Healthy Individual advances the goal of healthy longevity by addressing health from the cellular to the systems level. Research targets the mechanisms of aging and neurodegeneration, including cellular senescence and astrocyte-driven brain decline, while also pursuing therapeutic strategies to preserve function. In parallel, the Stream develops improved and affordable diagnostics—such as lab-on-a-chip biosensors for daily stress monitoring and biomarker assays for ALS—that make early detection more accessible. Complementing these projects, multi-omics and microbiome studies provide a complex systems perspective, uncovering hidden interactions across biological layers that regulate resilience and decline.
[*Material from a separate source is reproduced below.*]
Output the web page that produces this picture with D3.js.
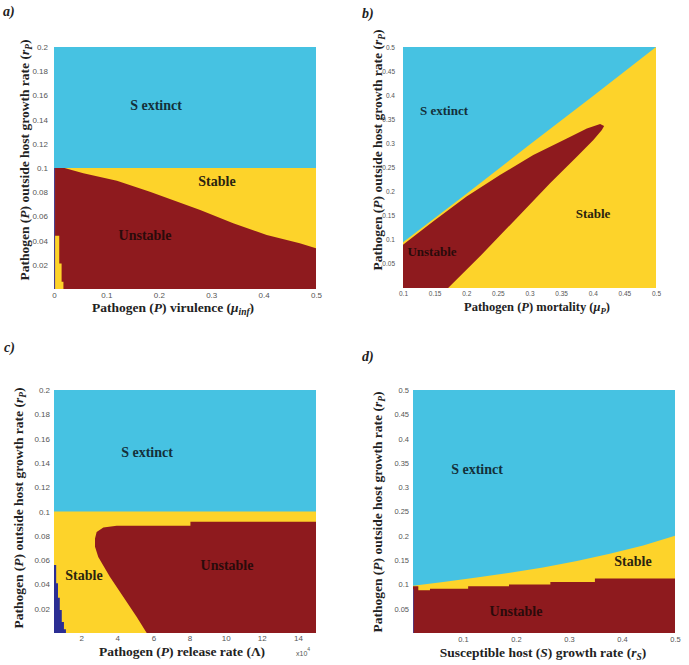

Together, these initiatives form an integrated framework for extending health span, linking molecular insights, systemic balance, and innovative diagnostics to support lifelong well-being.
R&D Leader
Keiko Kono (OIST, Associate Professor)
Projects
Overcoming Aging and Dementia by Focusing on Glial Cells
Identifies astrocyte-derived rejuvenation factors and accelerates iPSC-to-astrocyte differentiation to support drug discovery and therapeutic strategies for Alzheimer’s and age-related decline.
PI: Yukiko Goda
Healthy Aging by Ameliorating Plasma Membrane Damage
Investigates membrane-damage–driven cellular senescence, developing markers and small-molecule inhibitors, and advancing food-derived supplements to address sarcopenia, joint pain, and dementia.
PI: Keiko Kono
Miniaturized Lab-on-a-Chip Devices for Precision Diagnosis
Develops portable cortisol biosensors for real-time stress monitoring, aiming for sub-nM sensitivity, <$1 unit cost, and scalable production.
PI: Amy Shen
Laboratory Automation System Development using AI and Robot Technology
Builds an AI- and robotics-driven lab for automated multi-omics; conducts large-scale, cross-country phenotyping to uncover universal and population-specific health determinants.
PI: Hiroaki Kitano
Development of Biomarker-based Diagnostic Tools for ALS
Uses hiPSC-derived motor neurons and patient CSF to identify and validate biomarkers, with the goal of enabling earlier ALS diagnosis and therapeutic targeting.